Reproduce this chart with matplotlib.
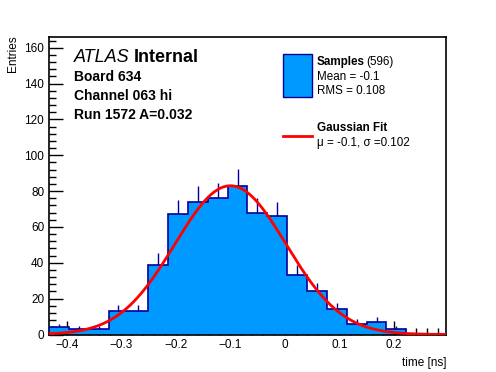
import numpy as np
import matplotlib
matplotlib.use("Agg")
import matplotlib.pyplot as plt
from matplotlib.ticker import MultipleLocator

plt.rcParams['font.family'] = ['Liberation Sans', 'DejaVu Sans']

# ===========================
# Datos del histograma
# ===========================
x_min, x_max = -0.4325, 0.295
n_bins = 20
counts = [4, 3, 3, 13, 13, 39, 67, 74, 76, 83, 68, 66, 33, 24, 14, 6, 7, 3, 0, 0]
n_entries = 596
mean_txt = "-0.1"
rms_txt = "0.108"

# parametros del ajuste gaussiano
fit_mu = -0.1
fit_sigma = 0.102
fit_amp = 83.0

edges = np.linspace(x_min, x_max, n_bins + 1)
centers = 0.5 * (edges[:-1] + edges[1:])
counts = np.array(counts, dtype=float)

fig = plt.figure(figsize=(4.96, 3.72), dpi=100)
ax = fig.add_axes([49 / 496, 1 - 334.5 / 372, (446 - 49) / 496, (334.5 - 37) / 372])

# histograma relleno
ax.stairs(counts, edges, fill=True, color="#0099ff", zorder=2)
ax.stairs(counts, edges, color="#000099", linewidth=1.2, zorder=3)
# barras de error (solo parte superior visible)
err = np.sqrt(counts)
mask = counts > 0
ax.vlines(centers[mask], counts[mask] - err[mask], counts[mask] + err[mask],
          color="#000099", linewidth=1.0, zorder=1)

# curva del ajuste
xf = np.linspace(x_min, x_max, 400)
yf = fit_amp * np.exp(-0.5 * ((xf - fit_mu) / fit_sigma) ** 2)
ax.plot(xf, yf, color="red", linewidth=2, zorder=4)

ax.set_xlim(x_min, x_max)
ax.set_ylim(0, 166)
ax.xaxis.set_major_locator(MultipleLocator(0.1))
ax.xaxis.set_minor_locator(MultipleLocator(0.02))
ax.yaxis.set_major_locator(MultipleLocator(20))
ax.yaxis.set_minor_locator(MultipleLocator(4))
ax.tick_params(which="both", direction="in", top=False, right=False, labelsize=8.5, width=1)
ax.tick_params(which="major", length=10)
ax.tick_params(which="minor", length=5)
ax.set_xticks([-0.4, -0.3, -0.2, -0.1, 0, 0.1, 0.2])
ax.set_xticklabels(["\u22120.4", "\u22120.3", "\u22120.2", "\u22120.1", "0", "0.1", "0.2"])
for s in ax.spines.values():
    s.set_linewidth(1.2)

ax.set_xlabel("time [ns]", fontsize=8.5, loc="right", labelpad=4)

# ===========================
# Textos
# ===========================
def px(x, y):
    return x / 496, 1 - y / 372

fig.text(*px(13, 35), "Entries", fontsize=8.5, rotation=90, ha="center", va="top")

fig.text(*px(74, 58), "ATLAS", fontsize=13, style="italic", va="center")
fig.text(*px(134, 58), "Internal", fontsize=13, weight="bold", va="center")
fig.text(*px(74, 77), "Board 634", fontsize=10, weight="bold", va="center")
fig.text(*px(74, 96), "Channel 063 hi", fontsize=10, weight="bold", va="center")
fig.text(*px(74, 115), "Run 1572 A=0.032", fontsize=10, weight="bold", va="center")

# leyenda manual
fig.patches.append(plt.Rectangle(px(283, 96.5), 29 / 496, 43 / 372, transform=fig.transFigure,
                                 facecolor="#0099ff", edgecolor="#000099", linewidth=1))
fig.text(*px(317, 62), "Samples", fontsize=8.4, weight="bold", va="center")
fig.text(*px(366, 62), "(%d)" % n_entries, fontsize=8.4, va="center")
fig.text(*px(317, 77), "Mean = " + mean_txt, fontsize=8.4, va="center")
fig.text(*px(317, 91), "RMS = " + rms_txt, fontsize=8.4, va="center")

fig.lines.append(plt.Line2D([283 / 496, 312 / 496], [1 - 135.5 / 372] * 2, transform=fig.transFigure,
                            color="red", linewidth=2))
fig.text(*px(317, 128), "Gaussian Fit", fontsize=8.4, weight="bold", va="center")
fig.text(*px(317, 143), "\u03bc = -0.1, \u03c3 =0.102", fontsize=8.4, va="center")

fig.savefig("out.png", dpi=100)
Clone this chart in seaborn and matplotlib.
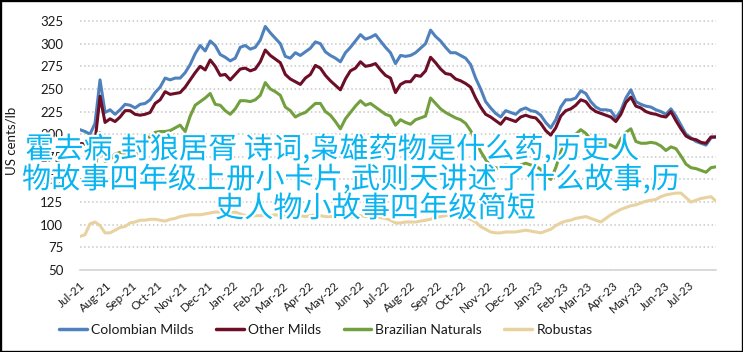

· · ·

- Problem description -
Which lines hold the string "chart"? List them all.

- Task output -
Reproduce this chart with matplotlib.
Clone this chart in seaborn and matplotlib.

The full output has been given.